Retired folks have rights too

Double-dipping. It’s the rallying call for those who say the old grey mare should be put out to pasture and the new colt brought in. The problem is there aren’t always enough colts to go around or take their place at the far end of the pasture. There’s also the issue of age discrimination. Just because the calendar shows you’ve reached a certain age, why should you have to step aside? There no longer is a mandated age of retirement in Newfoundland.

The case in point is yesterday’s report from the provincial auditor general in which he discusses double-dipping. In it, he says 443 teachers earned $5.2 million in salary in 2009 while receiving pension benefits of $15.6 million.

Noseworthy’s main concern is that procedures set out in the Teachers’ Pension Act were not followed. One of those procedures is that such re-hires need to be approved by the Minister of Finance and if you’re hired for more than 65-days, then your pension benefits are to be suspended. Not fair in my humble opinion – but that’s the way the law reads.

Part of the problem is that many of the jobs the retired teachers are filling are either in very rural areas of the province or very short-term, neither of which seem to appeal to some of our new education graduates. It’s the age-old problem. Most of the new grads want to stay in town where the party life is better and there is lots of technology to support their classroom work. They also want full-time jobs rather than cobbling together an income from substitute work. In many cases, the principals and school superintendents have no option other than to turn to retired teachers to fill in the blanks.

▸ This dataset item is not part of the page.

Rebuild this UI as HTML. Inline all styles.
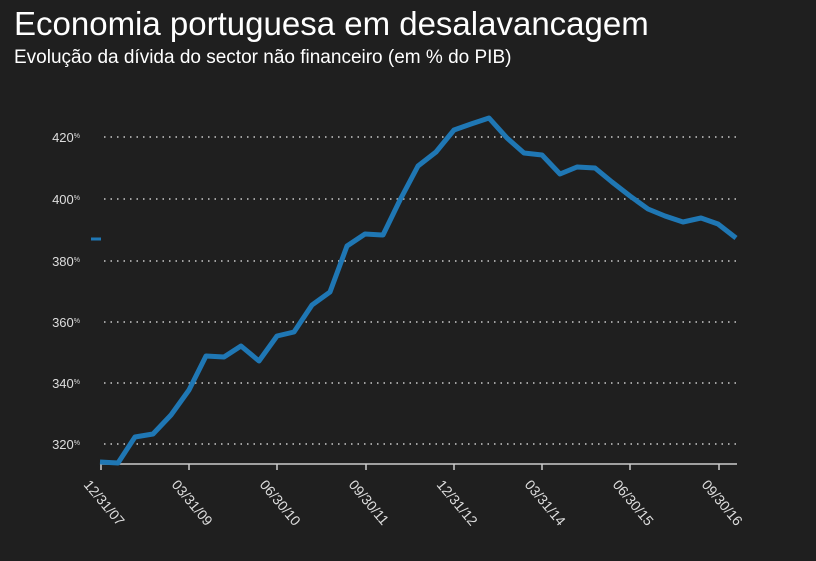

My other point is about the pension. If you work 35-years and earn a pension, then you’re entitled to it. In my opinion, nothing should take away your right to a pension. If you’re a municipal worker in Mount Pearl and retire with a pension and take on another job with a fast food restaurant, you’re still entitled to your pension. Why should that change because you offer your needed skills to the classroom? Why should you be penalized for lending your experience in a situation where it’s needed?

One of the main arguments against double-dipping is that it prevents young people from getting jobs. That only holds water as long as there are young people available who have the necessary skills, abilities and willingness to take the job. For example, I’ve heard that some new teachers are insisting they be paid travel allowances to do substitute work. That sense of entitlement is unacceptable. The quicker they learn that, the better.

Perhaps the Teachers Association needs to be become a little more proactive in protecting the rights and entitlements of its retired members.